The boxy Mercedes G-Wagen will go electric. Trump’s ethanol push isn’t actually making it to many pumps. Lucid moves earth to build Air. Volvo is using tech from cryptocurrencies to track its raw materials for batteries. And is the German auto industry falling behind? This and more today at Green Car Reports.
In the interest of responsible sourcing of raw materials like cobalt for battery production, Volvo is turning to a blockchain-based traceability program that maintains a “digital ledger.”
It seems the strong boost that the Trump administration gave to potentially more smog-prone gasoline with higher ethanol levels isn’t actually changing much about what consumers see at the pump. That’s because state laws, push-back from consumers, and costly pump retrofits are keeping it away.
Mercedes-Benz has a whole suite of electric vehicles on the way—most of them via its EV-focused electric brand. Last week Daimler CEO Ola Källenius revealed that even the brash, boxy G-Wagen SUV—long one of the company’s top gas-guzzlers—is due to go electric.
Lucid is readying the site of its Arizona factory for production of its Air electric sedan—with production to be overseen by former Tesla production VP Peter Hochholdinger.

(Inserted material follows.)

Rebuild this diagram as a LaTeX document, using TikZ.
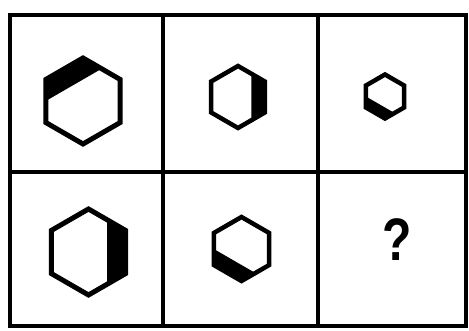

Bear in mind too that Lucid CEO Peter Rawlinson was the chief engineer of the original Model S.
The first production Lexus electric vehicle—likely to be a version of the Lexus UX dubbed the UX 300e—is due this month at the Guangzhou auto show.
And over the weekend, we considered a lengthy, well-crafted editorial about how Tesla, Google, and other tech companies may have gotten a huge leap ahead of traditional automakers. What made this all the more unexpected and compelling was that it came from Germany’s Spiegel, and the industry it’s pointing to as in danger of being left behind is the German auto industry.